- Short exercise:
Reproduce the data below in full and exclude every picture.

- Dataset section:

********

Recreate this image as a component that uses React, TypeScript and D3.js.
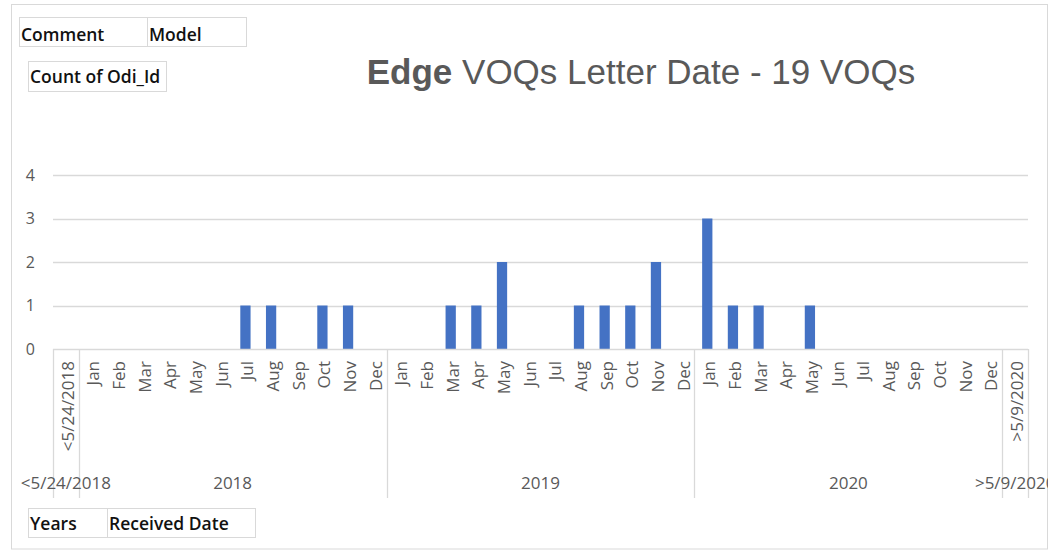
import * as d3 from "d3";
import * as React from "react";

// values (count of Odi_Id per received month)
const monthNames = ["Jan", "Feb", "Mar", "Apr", "May", "Jun", "Jul", "Aug", "Sep", "Oct", "Nov", "Dec"];
const beforeLabel = "<5/24/2018";
const afterLabel = ">5/9/2020";
const years = ["2018", "2019", "2020"];
const counts2018 = [0, 0, 0, 0, 0, 0, 1, 1, 0, 1, 1, 0];
const counts2019 = [0, 0, 1, 1, 2, 0, 0, 1, 1, 1, 2, 0];
const counts2020 = [3, 1, 1, 0, 1, 0, 0, 0, 0, 0, 0, 0];
const countBefore = 0;
const countAfter = 0;
const yTicks = [0, 1, 2, 3, 4];

interface Cat {
  key: string;
  group: string;
  label: string;
  value: number;
}

const W = 1051;
const H = 551;
const AXIS_FONT = '"Open Sans", "Noto Sans", sans-serif';
const GREY = "#595959";
const LINE = "#d9d9d9";

function buildCats(): Cat[] {
  const cats: Cat[] = [{ key: "b", group: beforeLabel, label: beforeLabel, value: countBefore }];
  const all = [counts2018, counts2019, counts2020];
  years.forEach((yr, yi) => {
    monthNames.forEach((m, mi) => {
      cats.push({ key: `${yr}-${m}`, group: yr, label: m, value: all[yi][mi] });
    });
  });
  cats.push({ key: "a", group: afterLabel, label: afterLabel, value: countAfter });
  return cats;
}

function drawChart(el: SVGSVGElement) {
  const svg = d3.select(el);
  svg.selectAll("*").remove();

  const cats = buildCats();
  const left = 53;
  const right = 1028;
  const y0 = 349;

  const x = d3
    .scaleBand<string>()
    .domain(cats.map((c) => c.key))
    .range([left, right])
    .paddingInner(0.6)
    .paddingOuter(0.3);
  const step = x.step();
  const slotStart = (i: number) => left + i * step;

  const y = d3.scaleLinear().domain([0, 4]).range([y0, 175]);

  svg
    .append("defs")
    .append("clipPath")
    .attr("id", "chartClip")
    .append("rect")
    .attr("x", 12)
    .attr("y", 4)
    .attr("width", 1036)
    .attr("height", 545);

  // chart area border
  svg
    .append("rect")
    .attr("x", 11.5)
    .attr("y", 4.5)
    .attr("width", 1036)
    .attr("height", 544.5)
    .attr("fill", "#fff")
    .attr("stroke", LINE);

  const g = svg.append("g").attr("clip-path", "url(#chartClip)");

  // gridlines + y labels
  g.append("g")
    .selectAll("line")
    .data(yTicks.filter((t) => t > 0))
    .enter()
    .append("line")
    .attr("x1", left)
    .attr("x2", right)
    .attr("y1", (d) => Math.round(y(d)) + 0.5)
    .attr("y2", (d) => Math.round(y(d)) + 0.5)
    .attr("stroke", LINE)
    .attr("stroke-width", 1.3);

  g.append("g")
    .selectAll("text")
    .data(yTicks)
    .enter()
    .append("text")
    .attr("x", 35)
    .attr("y", (d) => y(d))
    .attr("dy", "0.35em")
    .attr("text-anchor", "end")
    .attr("font-family", AXIS_FONT)
    .attr("font-size", 16)
    .attr("fill", GREY)
    .text((d) => d);

  // bars
  g.append("g")
    .selectAll("rect")
    .data(cats.filter((c) => c.value > 0))
    .enter()
    .append("rect")
    .attr("x", (d) => x(d.key)!)
    .attr("y", (d) => y(d.value))
    .attr("width", x.bandwidth())
    .attr("height", (d) => y0 - y(d.value))
    .attr("fill", "#4472c4");

  // category axis line
  g.append("line")
    .attr("x1", left)
    .attr("x2", right)
    .attr("y1", y0 + 0.5)
    .attr("y2", y0 + 0.5)
    .attr("stroke", LINE)
    .attr("stroke-width", 1.3);

  // group boundaries
  const boundaries = [0, 1, 13, 25, 37, 38];
  g.append("g")
    .selectAll("line")
    .data(boundaries)
    .enter()
    .append("line")
    .attr("x1", (d) => Math.round(slotStart(d)) + 0.5)
    .attr("x2", (d) => Math.round(slotStart(d)) + 0.5)
    .attr("y1", y0)
    .attr("y2", 498)
    .attr("stroke", LINE)
    .attr("stroke-width", 1.3);

  // inner (rotated) labels
  g.append("g")
    .selectAll("text")
    .data(cats)
    .enter()
    .append("text")
    .attr("transform", (d) => `translate(${x(d.key)! + x.bandwidth() / 2 + 2}, 361) rotate(-90)`)
    .attr("dy", "0.35em")
    .attr("text-anchor", "end")
    .attr("font-family", AXIS_FONT)
    .attr("font-size", 17)
    .attr("fill", GREY)
    .text((d) => d.label);

  // outer (group) labels
  const groupSpans = [
    { name: beforeLabel, from: 0, to: 1 },
    { name: years[0], from: 1, to: 13 },
    { name: years[1], from: 13, to: 25 },
    { name: years[2], from: 25, to: 37 },
    { name: afterLabel, from: 37, to: 38 },
  ];
  g.append("g")
    .selectAll("text")
    .data(groupSpans)
    .enter()
    .append("text")
    .attr("x", (d) => (slotStart(d.from) + slotStart(d.to)) / 2)
    .attr("y", 489)
    .attr("text-anchor", "middle")
    .attr("font-family", AXIS_FONT)
    .attr("font-size", 17)
    .attr("fill", GREY)
    .text((d) => d.name);

  // title
  const title = svg
    .append("text")
    .attr("x", 641)
    .attr("y", 84)
    .attr("text-anchor", "middle")
    .attr("font-family", '"Liberation Sans", Arial, sans-serif')
    .attr("font-size", 35)
    .attr("fill", GREY);
  title.append("tspan").attr("font-weight", "bold").text("Edge");
  title.append("tspan").text(" VOQs Letter Date - 19 VOQs");

  // pivot field buttons
  const buttons = [
    { x: 19.5, y: 17.5, w: 227, h: 29, base: 23, cells: [{ t: "Comment", w: 128 }, { t: "Model", w: 99 }] },
    { x: 28.5, y: 61.5, w: 138, h: 30, base: 21, cells: [{ t: "Count of Odi_Id", w: 138 }] },
    { x: 28.5, y: 508.5, w: 227, h: 29, base: 21.5, cells: [{ t: "Years", w: 79 }, { t: "Received Date", w: 148 }] },
  ];
  buttons.forEach((b) => {
    const bg = svg.append("g").attr("transform", `translate(${b.x}, ${b.y})`);
    let cx = 0;
    b.cells.forEach((c) => {
      bg.append("rect")
        .attr("x", cx)
        .attr("y", 0)
        .attr("width", c.w)
        .attr("height", b.h)
        .attr("fill", "#fff")
        .attr("stroke", LINE);
      bg.append("text")
        .attr("x", cx + 1.5)
        .attr("y", b.base)
        .attr("font-family", AXIS_FONT)
        .attr("font-weight", 600)
        .attr("font-size", 17.5)
        .attr("fill", "#111")
        .text(c.t);
      cx += c.w;
    });
  });
}

export default function App() {
  const ref = React.useRef<SVGSVGElement>(null);

  React.useEffect(() => {
    if (ref.current) drawChart(ref.current);
  }, []);

  return (
    <svg
      ref={ref}
      width={W}
      height={H}
      style={{ position: "absolute", top: 0, left: 0, background: "#fff" }}
    />
  );
}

********

- Task solution:
Recreate this image as a component that uses React, TypeScript and D3.js.
import * as d3 from "d3";
import * as React from "react";

// values (count of Odi_Id per received month)
const monthNames = ["Jan", "Feb", "Mar", "Apr", "May", "Jun", "Jul", "Aug", "Sep", "Oct", "Nov", "Dec"];
const beforeLabel = "<5/24/2018";
const afterLabel = ">5/9/2020";
const years = ["2018", "2019", "2020"];
const counts2018 = [0, 0, 0, 0, 0, 0, 1, 1, 0, 1, 1, 0];
const counts2019 = [0, 0, 1, 1, 2, 0, 0, 1, 1, 1, 2, 0];
const counts2020 = [3, 1, 1, 0, 1, 0, 0, 0, 0, 0, 0, 0];
const countBefore = 0;
const countAfter = 0;
const yTicks = [0, 1, 2, 3, 4];

interface Cat {
  key: string;
  group: string;
  label: string;
  value: number;
}

const W = 1051;
const H = 551;
const AXIS_FONT = '"Open Sans", "Noto Sans", sans-serif';
const GREY = "#595959";
const LINE = "#d9d9d9";

function buildCats(): Cat[] {
  const cats: Cat[] = [{ key: "b", group: beforeLabel, label: beforeLabel, value: countBefore }];
  const all = [counts2018, counts2019, counts2020];
  years.forEach((yr, yi) => {
    monthNames.forEach((m, mi) => {
      cats.push({ key: `${yr}-${m}`, group: yr, label: m, value: all[yi][mi] });
    });
  });
  cats.push({ key: "a", group: afterLabel, label: afterLabel, value: countAfter });
  return cats;
}

function drawChart(el: SVGSVGElement) {
  const svg = d3.select(el);
  svg.selectAll("*").remove();

  const cats = buildCats();
  const left = 53;
  const right = 1028;
  const y0 = 349;

  const x = d3
    .scaleBand<string>()
    .domain(cats.map((c) => c.key))
    .range([left, right])
    .paddingInner(0.6)
    .paddingOuter(0.3);
  const step = x.step();
  const slotStart = (i: number) => left + i * step;

  const y = d3.scaleLinear().domain([0, 4]).range([y0, 175]);

  svg
    .append("defs")
    .append("clipPath")
    .attr("id", "chartClip")
    .append("rect")
    .attr("x", 12)
    .attr("y", 4)
    .attr("width", 1036)
    .attr("height", 545);

  // chart area border
  svg
    .append("rect")
    .attr("x", 11.5)
    .attr("y", 4.5)
    .attr("width", 1036)
    .attr("height", 544.5)
    .attr("fill", "#fff")
    .attr("stroke", LINE);

  const g = svg.append("g").attr("clip-path", "url(#chartClip)");

  // gridlines + y labels
  g.append("g")
    .selectAll("line")
    .data(yTicks.filter((t) => t > 0))
    .enter()
    .append("line")
    .attr("x1", left)
    .attr("x2", right)
    .attr("y1", (d) => Math.round(y(d)) + 0.5)
    .attr("y2", (d) => Math.round(y(d)) + 0.5)
    .attr("stroke", LINE)
    .attr("stroke-width", 1.3);

  g.append("g")
    .selectAll("text")
    .data(yTicks)
    .enter()
    .append("text")
    .attr("x", 35)
    .attr("y", (d) => y(d))
    .attr("dy", "0.35em")
    .attr("text-anchor", "end")
    .attr("font-family", AXIS_FONT)
    .attr("font-size", 16)
    .attr("fill", GREY)
    .text((d) => d);

  // bars
  g.append("g")
    .selectAll("rect")
    .data(cats.filter((c) => c.value > 0))
    .enter()
    .append("rect")
    .attr("x", (d) => x(d.key)!)
    .attr("y", (d) => y(d.value))
    .attr("width", x.bandwidth())
    .attr("height", (d) => y0 - y(d.value))
    .attr("fill", "#4472c4");

  // category axis line
  g.append("line")
    .attr("x1", left)
    .attr("x2", right)
    .attr("y1", y0 + 0.5)
    .attr("y2", y0 + 0.5)
    .attr("stroke", LINE)
    .attr("stroke-width", 1.3);

  // group boundaries
  const boundaries = [0, 1, 13, 25, 37, 38];
  g.append("g")
    .selectAll("line")
    .data(boundaries)
    .enter()
    .append("line")
    .attr("x1", (d) => Math.round(slotStart(d)) + 0.5)
    .attr("x2", (d) => Math.round(slotStart(d)) + 0.5)
    .attr("y1", y0)
    .attr("y2", 498)
    .attr("stroke", LINE)
    .attr("stroke-width", 1.3);

  // inner (rotated) labels
  g.append("g")
    .selectAll("text")
    .data(cats)
    .enter()
    .append("text")
    .attr("transform", (d) => `translate(${x(d.key)! + x.bandwidth() / 2 + 2}, 361) rotate(-90)`)
    .attr("dy", "0.35em")
    .attr("text-anchor", "end")
    .attr("font-family", AXIS_FONT)
    .attr("font-size", 17)
    .attr("fill", GREY)
    .text((d) => d.label);

  // outer (group) labels
  const groupSpans = [
    { name: beforeLabel, from: 0, to: 1 },
    { name: years[0], from: 1, to: 13 },
    { name: years[1], from: 13, to: 25 },
    { name: years[2], from: 25, to: 37 },
    { name: afterLabel, from: 37, to: 38 },
  ];
  g.append("g")
    .selectAll("text")
    .data(groupSpans)
    .enter()
    .append("text")
    .attr("x", (d) => (slotStart(d.from) + slotStart(d.to)) / 2)
    .attr("y", 489)
    .attr("text-anchor", "middle")
    .attr("font-family", AXIS_FONT)
    .attr("font-size", 17)
    .attr("fill", GREY)
    .text((d) => d.name);

  // title
  const title = svg
    .append("text")
    .attr("x", 641)
    .attr("y", 84)
    .attr("text-anchor", "middle")
    .attr("font-family", '"Liberation Sans", Arial, sans-serif')
    .attr("font-size", 35)
    .attr("fill", GREY);
  title.append("tspan").attr("font-weight", "bold").text("Edge");
  title.append("tspan").text(" VOQs Letter Date - 19 VOQs");

  // pivot field buttons
  const buttons = [
    { x: 19.5, y: 17.5, w: 227, h: 29, base: 23, cells: [{ t: "Comment", w: 128 }, { t: "Model", w: 99 }] },
    { x: 28.5, y: 61.5, w: 138, h: 30, base: 21, cells: [{ t: "Count of Odi_Id", w: 138 }] },
    { x: 28.5, y: 508.5, w: 227, h: 29, base: 21.5, cells: [{ t: "Years", w: 79 }, { t: "Received Date", w: 148 }] },
  ];
  buttons.forEach((b) => {
    const bg = svg.append("g").attr("transform", `translate(${b.x}, ${b.y})`);
    let cx = 0;
    b.cells.forEach((c) => {
      bg.append("rect")
        .attr("x", cx)
        .attr("y", 0)
        .attr("width", c.w)
        .attr("height", b.h)
        .attr("fill", "#fff")
        .attr("stroke", LINE);
      bg.append("text")
        .attr("x", cx + 1.5)
        .attr("y", b.base)
        .attr("font-family", AXIS_FONT)
        .attr("font-weight", 600)
        .attr("font-size", 17.5)
        .attr("fill", "#111")
        .text(c.t);
      cx += c.w;
    });
  });
}

export default function App() {
  const ref = React.useRef<SVGSVGElement>(null);

  React.useEffect(() => {
    if (ref.current) drawChart(ref.current);
  }, []);

  return (
    <svg
      ref={ref}
      width={W}
      height={H}
      style={{ position: "absolute", top: 0, left: 0, background: "#fff" }}
    />
  );
}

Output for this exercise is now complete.